人生100年時代の生き方・働き方のヒント 後編:青春時代を思い出すことがライフシフトの「はじめの1歩」

迷ったら「10代のときに夢中になったこと」を書き出してみる

「働き方改革」によって生まれた時間でライフシフトを試みるとして、最初は何をしたらいいのでしょうか。やりたいことがある人ならともかく、何から始めたらいいのか分からない人も少なくないはず。そんな人たちに対して安藤さんは、会社と家庭に次ぐ第3の居場所「サードプレイス」に足を踏み入れることを勧めています。

安藤:難しく考えず、自分の好きなことから始めて、そこから広げていけばいいのです。やりたいことがすぐに思いつかない場合は、10代のときに夢中になったことを書き出してみることをお勧めします。スポーツでも音楽でも、アイドルのおっかけでも、ワクワクすることを探すのが大事。そこからネットワークが広がっていくものです。会社で決まったことをやって、帰宅したらお決まりのテレビを見るのが楽しいならそれでもいいですが、それだけじゃ成長できませんよね。

そして、いざサードプレイスに足を踏み入れようと思ったら、会社での肩書や年齢による上下関係、かつての成功体験にこだわらないというのが大原則になると話します。

安藤:定年後、元大企業の部長さんが地域活動をしようとしたのですが、参加者から「何ができますか?」と聞かれて、「部長ならできる」と答えたそうです。もちろん地域活動にそんな仕事はありません。挙げ句の果てに、事務作業をお願いされた元部長さんは、「そんなの女の子の仕事でしょ?」と言ってプイッと出ていったそう。うそみたいな話ですが、こうやって孤立していく人もいるのです。

新しい世界に飛び込むのに、それまでの肩書やプライドは邪魔にしかなりません。ライフシフトを成功させるためのヒントは、ライフシフト・ジャパンの「ライフシフト10か条」にも記されています。

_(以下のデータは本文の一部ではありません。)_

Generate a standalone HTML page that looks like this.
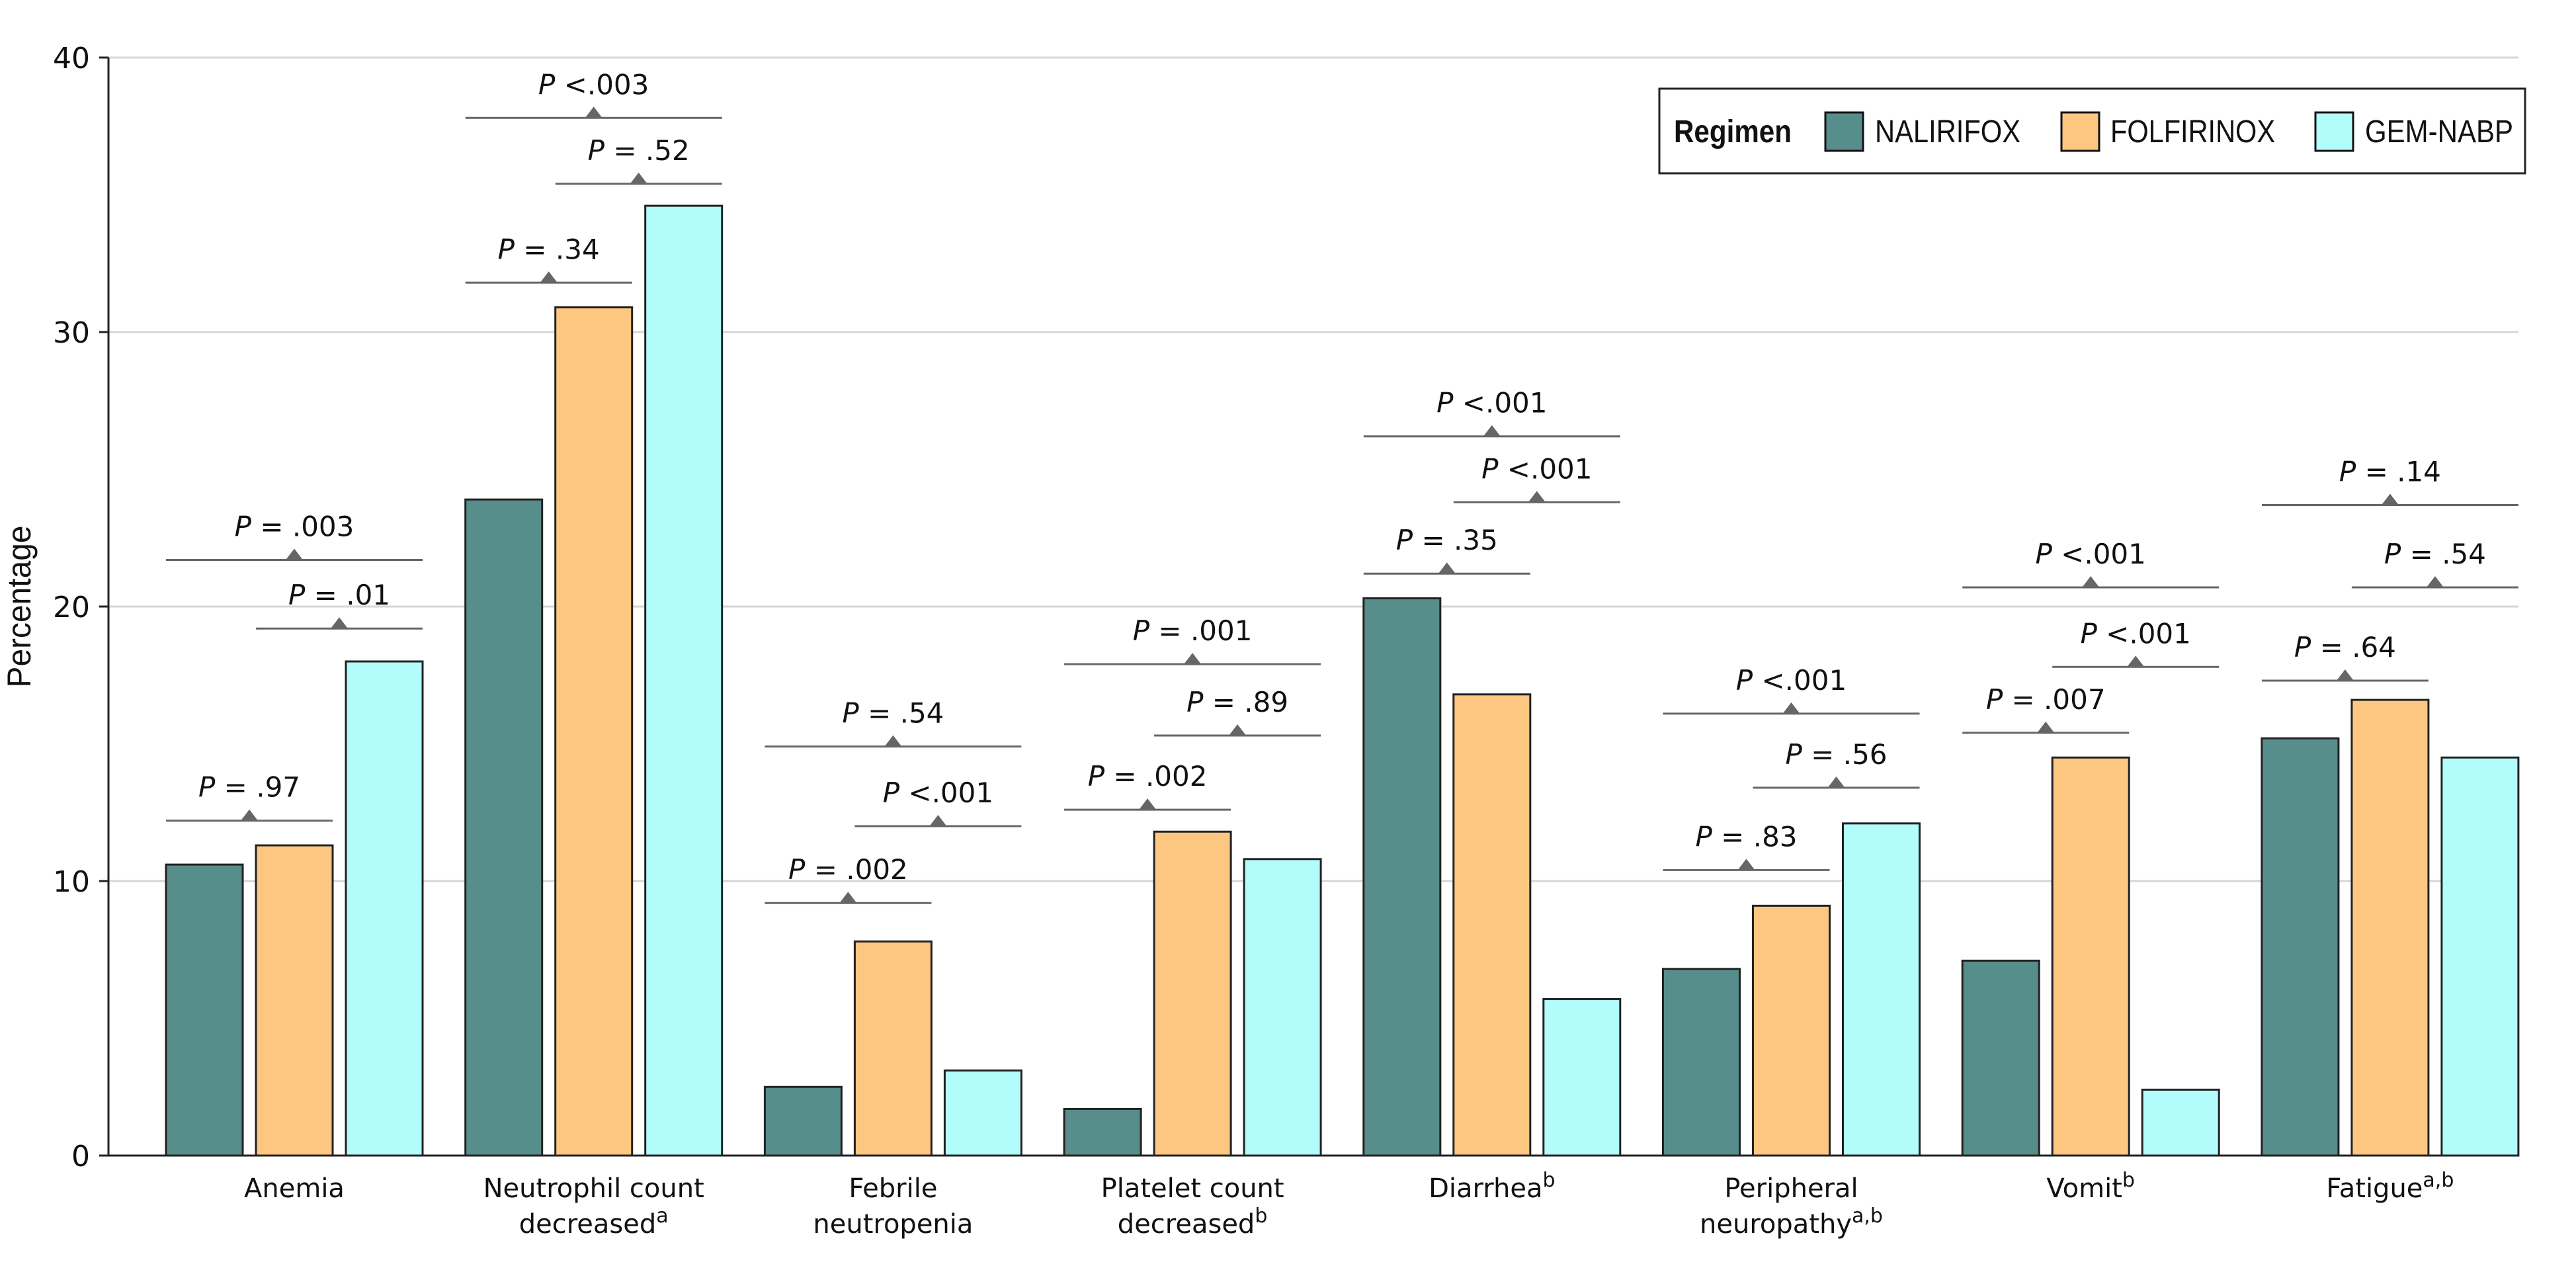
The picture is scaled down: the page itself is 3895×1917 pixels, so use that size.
<!DOCTYPE html>
<html><head><meta charset="utf-8"><style>
html,body{margin:0;padding:0;background:#fff;}
svg{display:block;}
text{font-family:"DejaVu Sans","Liberation Sans",sans-serif;fill:#111;}
</style></head><body>
<svg id="chart" width="3895" height="1917" viewBox="0 0 3895 1917" xmlns="http://www.w3.org/2000/svg">
<g id="grid"></g>
<g id="bars"></g>
<g id="ann"></g>
<g id="axes"></g>
<text transform="translate(46,917) rotate(-90)" text-anchor="middle" font-size="50" textLength="245" lengthAdjust="spacingAndGlyphs" style="font-family:'Liberation Sans',sans-serif">Percentage</text>
<g>
<rect x="2509" y="134" width="1309" height="128" fill="#fff" stroke="#222" stroke-width="3"/>
<text x="2531" y="215" font-size="48" font-weight="bold" textLength="178" lengthAdjust="spacingAndGlyphs" style="font-family:'Liberation Sans',sans-serif">Regimen</text>
<rect x="2760" y="170" width="57" height="58" fill="#578d8b" stroke="#111" stroke-width="3"/>
<text x="2835" y="215" font-size="48" textLength="220" lengthAdjust="spacingAndGlyphs" style="font-family:'Liberation Sans',sans-serif">NALIRIFOX</text>
<rect x="3117" y="170" width="57" height="58" fill="#fdc782" stroke="#111" stroke-width="3"/>
<text x="3191" y="215" font-size="48" textLength="249" lengthAdjust="spacingAndGlyphs" style="font-family:'Liberation Sans',sans-serif">FOLFIRINOX</text>
<rect x="3501" y="170" width="57" height="58" fill="#b2fdfc" stroke="#111" stroke-width="3"/>
<text x="3576" y="215" font-size="48" textLength="224" lengthAdjust="spacingAndGlyphs" style="font-family:'Liberation Sans',sans-serif">GEM-NABP</text>
</g>
</svg>
<script>
const categories=[["Anemia",""],["Neutrophil count","decreased|a"],["Febrile","neutropenia"],["Platelet count","decreased|b"],["Diarrhea|b",""],["Peripheral","neuropathy|a,b"],["Vomit|b",""],["Fatigue|a,b",""]];
const nalirifox=[10.6,23.9,2.5,1.7,20.3,6.8,7.1,15.2];
const folfirinox=[11.3,30.9,7.8,11.8,16.8,9.1,14.5,16.6];
const gemNabp=[18.0,34.6,3.1,10.8,5.7,12.1,2.4,14.5];
const yTicks=[0,10,20,30,40];
// p-value annotations: [pair line y, long line y, orange-cyan line y]
const pairY=[12.2,31.8,9.2,12.6,21.2,10.4,15.4,17.3];
const longY=[21.7,37.8,14.9,17.9,26.2,16.1,20.7,23.7];
const ocY=[19.2,35.4,12.0,15.3,23.8,13.4,17.8,20.7];
const pairP=["= .97","= .34","= .002","= .002","= .35","= .83","= .007","= .64"];
const longP=["= .003","<.003","= .54","= .001","<.001","<.001","<.001","= .14"];
const ocP=["= .01","= .52","<.001","= .89","<.001","= .56","<.001","= .54"];

const NS="http://www.w3.org/2000/svg";
const y0=1747,yTop=87,xAxis=164,xRight=3808;
function y(v){return y0-(v/40)*(y0-yTop);}
const groupStart=251,pitch=452.7,barW=116,step=136;
function gx(i){return groupStart+i*pitch;}
function bx(i,j){return gx(i)+j*step;}
function mk(tag,attrs,parent){const e=document.createElementNS(NS,tag);for(const k in attrs)e.setAttribute(k,attrs[k]);parent.appendChild(e);return e;}
const grid=document.getElementById('grid'),bars=document.getElementById('bars'),ann=document.getElementById('ann'),axes=document.getElementById('axes');
yTicks.forEach(t=>{
  if(t>0){const l=mk('line',{x1:xAxis,x2:xRight,y1:y(t),y2:y(t),stroke:'#d6d6d6','stroke-width':3},grid);
  
  }
  const tk=mk('line',{x1:xAxis-14,x2:xAxis,y1:y(t),y2:y(t),stroke:'#222','stroke-width':3},axes);
  
  
  const tx=mk('text',{x:xAxis-28,y:y(t)+16,'text-anchor':'end','font-size':44},axes);
  tx.textContent=t;
  
  
});
const series=[nalirifox,folfirinox,gemNabp],cols=['#578d8b','#fdc782','#b2fdfc'],sn=['nalirifox','folfirinox','gem-nabp'];
categories.forEach((c,i)=>{
  series.forEach((s,j)=>{
    const r=mk('rect',{x:bx(i,j),y:y(s[i]),width:barW,height:y0-y(s[i]),fill:cols[j],stroke:'#222','stroke-width':3},bars);
    
    
  });
  const cx=gx(i)+step+barW/2;
  c.forEach((line,k)=>{
    if(!line)return;
    const parts=line.split('|');
    const t=mk('text',{x:cx,y:1810+k*54,'text-anchor':'middle','font-size':40},axes);
    
    
    t.appendChild(document.createTextNode(parts[0]));
    if(parts[1]){const sp=document.createElementNS(NS,'tspan');sp.setAttribute('dy','-16');sp.setAttribute('font-size','30');sp.textContent=parts[1];t.appendChild(sp);}
  });
  const specs=[[pairY[i],bx(i,0),bx(i,1)+barW,pairP[i],'pair'],[longY[i],bx(i,0),bx(i,2)+barW,longP[i],'long'],[ocY[i],bx(i,1),bx(i,2)+barW,ocP[i],'oc']];
  specs.forEach(([v,x1,x2,p,nm])=>{
    const yy=y(v),mx=(x1+x2)/2;
    const l=mk('line',{x1:x1,x2:x2,y1:yy,y2:yy,stroke:'#666','stroke-width':3},ann);
    
    
    const tr=mk('polygon',{points:(mx-13)+','+yy+' '+(mx+13)+','+yy+' '+mx+','+(yy-17),fill:'#666'},ann);
    
    
    const t=mk('text',{x:mx,y:yy-36,'text-anchor':'middle','font-size':42},ann);
    
    
    const it=document.createElementNS(NS,'tspan');it.setAttribute('font-style','italic');it.textContent='P ';t.appendChild(it);
    t.appendChild(document.createTextNode(p));
  });
});
const ya=mk('line',{x1:xAxis,x2:xAxis,y1:yTop,y2:y0,stroke:'#222','stroke-width':3},axes);


const xa=mk('line',{x1:xAxis-14,x2:xRight,y1:y0,y2:y0,stroke:'#222','stroke-width':3},axes);


</script>
</body></html>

(引用:ライフシフト10か条。各詳細はリンク先でご覧ください)

会社がライフシフトを応援すると業績も上がる!?

ライフシフトをするのは個人ですが、会社もこの動きを無視できません。なぜならダイバーシティが進み、人材の多様性が広がるなかで、画一的な働き方を強いるのは時代に合っていないからです。

安藤:例えば、定年制を辞める、一括採用を辞めるという経営判断があってもいいかもしれません。多様な働き方を認めることで、いい人が採用できるし、イノベーションが起きて会社ももうかると私は考えています。経営者の皆さんに伝えたいのは、ワークとライフは対立するものじゃないということ。ワークとライフは相乗効果を発揮するものだと捉えてほしいのです。

そして、社員のライフシフトを推進して、人生100年時代に対応する会社へと進化させるチャンスは、大手企業よりも小回りの利く中小企業にあります。会社の上に立つ人が変われば、職場がガラリと変わる可能性があるからです。

安藤:これはすべての人に伝えたいことですが、ワークとライフのどっちをとるかというてんびん型の考え方ではなく、寄せ鍋型の考え方をしてほしいのです。寄せ鍋はいろんな具が入ることで味わいが深くなりますよね。人生もこれと同じです。仕事、副業、趣味、育児、地域活動など、いろいろあるから味に奥行きが出ます。ただし、完璧主義にならないことがポイント。いろんなことに手を出して「しっかりやらないと!」って思いこんじゃうと苦しくなるから、ほどほどがいいんですよ。


100年ライフをどうデザインするかはあなた次第。いろいろな色を加えることで、人生を鮮やかにしたいと思いませんか。興味のあること、やりたいことにチャレンジして、人生100年時代を味わい尽くしたいものです。安藤さんの話にもあったように、何から始めていいのか分からないという人は、10代のころ夢中になったことや、ワクワクしたことを思い出してみてください。それがライフシフトの「はじめの第1歩」です。